Exercise directions. Below is a listing to write out in full, exactly as given, without its pictures.

=====

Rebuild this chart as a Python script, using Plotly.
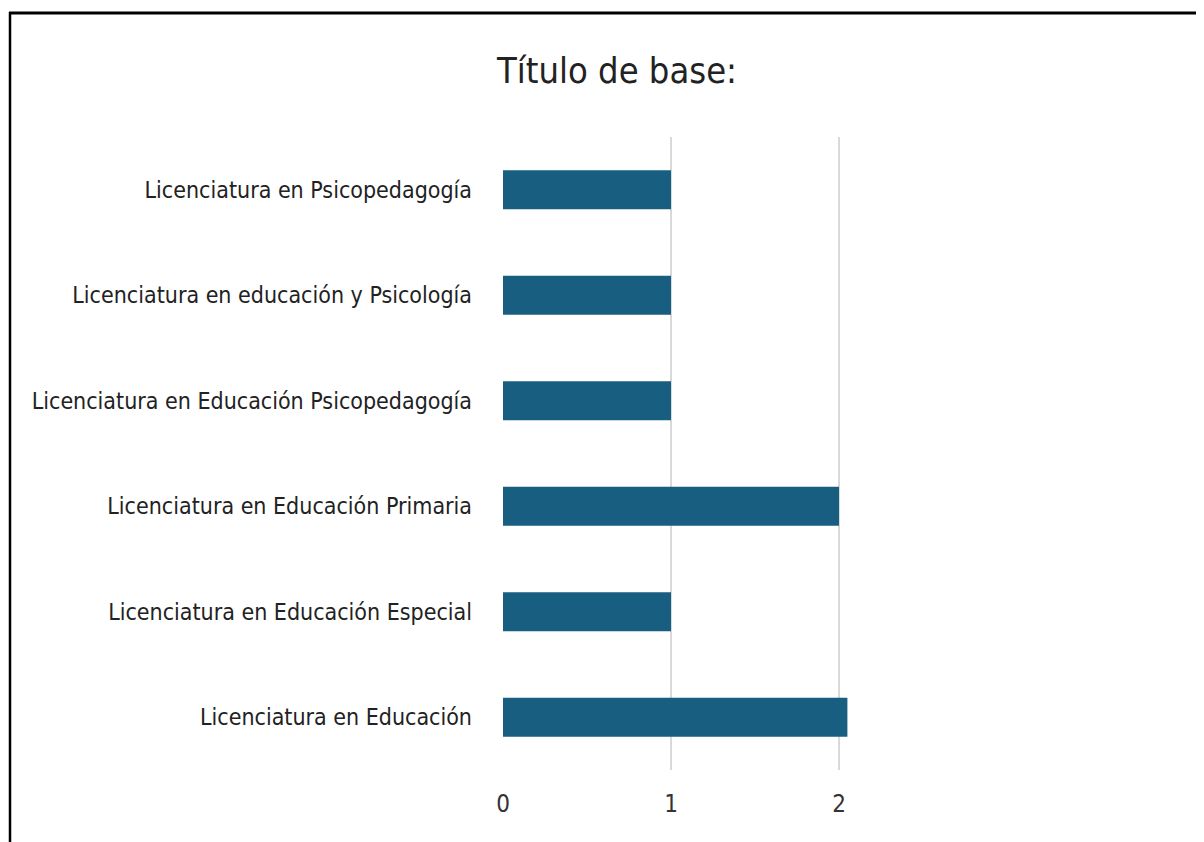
import plotly.graph_objects as go

categories = [
    "Licenciatura en Educación",
    "Licenciatura en Educación Especial",
    "Licenciatura en Educación Primaria",
    "Licenciatura en Educación Psicopedagogía",
    "Licenciatura en educación y Psicología",
    "Licenciatura en Psicopedagogía",
]
values = [2.05, 1, 2, 1, 1, 1]
x_ticks = [0, 1, 2]
title_text = "Título de base:"

W, H = 1204, 842
OFF = 8  # page body margin
L, R, T, B = 503 - OFF, 1007 - OFF, 137 - OFF, 770 - OFF

FONT = "DejaVu Sans Condensed, Roboto, sans-serif"

fig = go.Figure(go.Bar(
    y=categories, x=values, orientation="h",
    marker=dict(color="#185e80", line=dict(width=0)),
))

pw, ph = R - L, B - T
def px(x):
    return (x - OFF - L) / pw
def py(y):
    return (B - (y - OFF)) / ph

fig.update_layout(
    width=W, height=H,
    margin=dict(l=L, r=W - R, t=T, b=H - B, pad=0),
    paper_bgcolor="white", plot_bgcolor="white",
    bargap=0.63,
    showlegend=False,
    title=dict(text=title_text, x=(617 - OFF) / W, xanchor="center", y=1 - (70 - OFF) / H, yanchor="middle",
               font=dict(family=FONT, size=36, color="#222222")),
    xaxis=dict(range=[0, 3], tickvals=x_ticks, ticktext=[str(v) for v in x_ticks],
               showgrid=True, gridcolor="#d9d9d9", gridwidth=1.5, zeroline=False,
               showline=False, ticks="", ticklen=0, ticklabelstandoff=17,
               tickfont=dict(family=FONT, size=24, color="#333333")),
    yaxis=dict(showgrid=False, zeroline=False, showline=False, ticks="",
               ticklabelstandoff=30,
               tickfont=dict(family=FONT, size=23, color="#222222")),
    shapes=[
        dict(type="line", xref="paper", yref="paper", x0=px(9), x1=px(W + 20), y0=py(13), y1=py(13),
             line=dict(color="black", width=3)),
        dict(type="line", xref="paper", yref="paper", x0=px(10), x1=px(10), y0=py(12), y1=py(H + 20),
             line=dict(color="black", width=2.5)),
    ],
)

fig.write_html("out.html")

=====

Final answer.
Rebuild this chart as a Python script, using Plotly.
import plotly.graph_objects as go

categories = [
    "Licenciatura en Educación",
    "Licenciatura en Educación Especial",
    "Licenciatura en Educación Primaria",
    "Licenciatura en Educación Psicopedagogía",
    "Licenciatura en educación y Psicología",
    "Licenciatura en Psicopedagogía",
]
values = [2.05, 1, 2, 1, 1, 1]
x_ticks = [0, 1, 2]
title_text = "Título de base:"

W, H = 1204, 842
OFF = 8  # page body margin
L, R, T, B = 503 - OFF, 1007 - OFF, 137 - OFF, 770 - OFF

FONT = "DejaVu Sans Condensed, Roboto, sans-serif"

fig = go.Figure(go.Bar(
    y=categories, x=values, orientation="h",
    marker=dict(color="#185e80", line=dict(width=0)),
))

pw, ph = R - L, B - T
def px(x):
    return (x - OFF - L) / pw
def py(y):
    return (B - (y - OFF)) / ph

fig.update_layout(
    width=W, height=H,
    margin=dict(l=L, r=W - R, t=T, b=H - B, pad=0),
    paper_bgcolor="white", plot_bgcolor="white",
    bargap=0.63,
    showlegend=False,
    title=dict(text=title_text, x=(617 - OFF) / W, xanchor="center", y=1 - (70 - OFF) / H, yanchor="middle",
               font=dict(family=FONT, size=36, color="#222222")),
    xaxis=dict(range=[0, 3], tickvals=x_ticks, ticktext=[str(v) for v in x_ticks],
               showgrid=True, gridcolor="#d9d9d9", gridwidth=1.5, zeroline=False,
               showline=False, ticks="", ticklen=0, ticklabelstandoff=17,
               tickfont=dict(family=FONT, size=24, color="#333333")),
    yaxis=dict(showgrid=False, zeroline=False, showline=False, ticks="",
               ticklabelstandoff=30,
               tickfont=dict(family=FONT, size=23, color="#222222")),
    shapes=[
        dict(type="line", xref="paper", yref="paper", x0=px(9), x1=px(W + 20), y0=py(13), y1=py(13),
             line=dict(color="black", width=3)),
        dict(type="line", xref="paper", yref="paper", x0=px(10), x1=px(10), y0=py(12), y1=py(H + 20),
             line=dict(color="black", width=2.5)),
    ],
)

fig.write_html("out.html")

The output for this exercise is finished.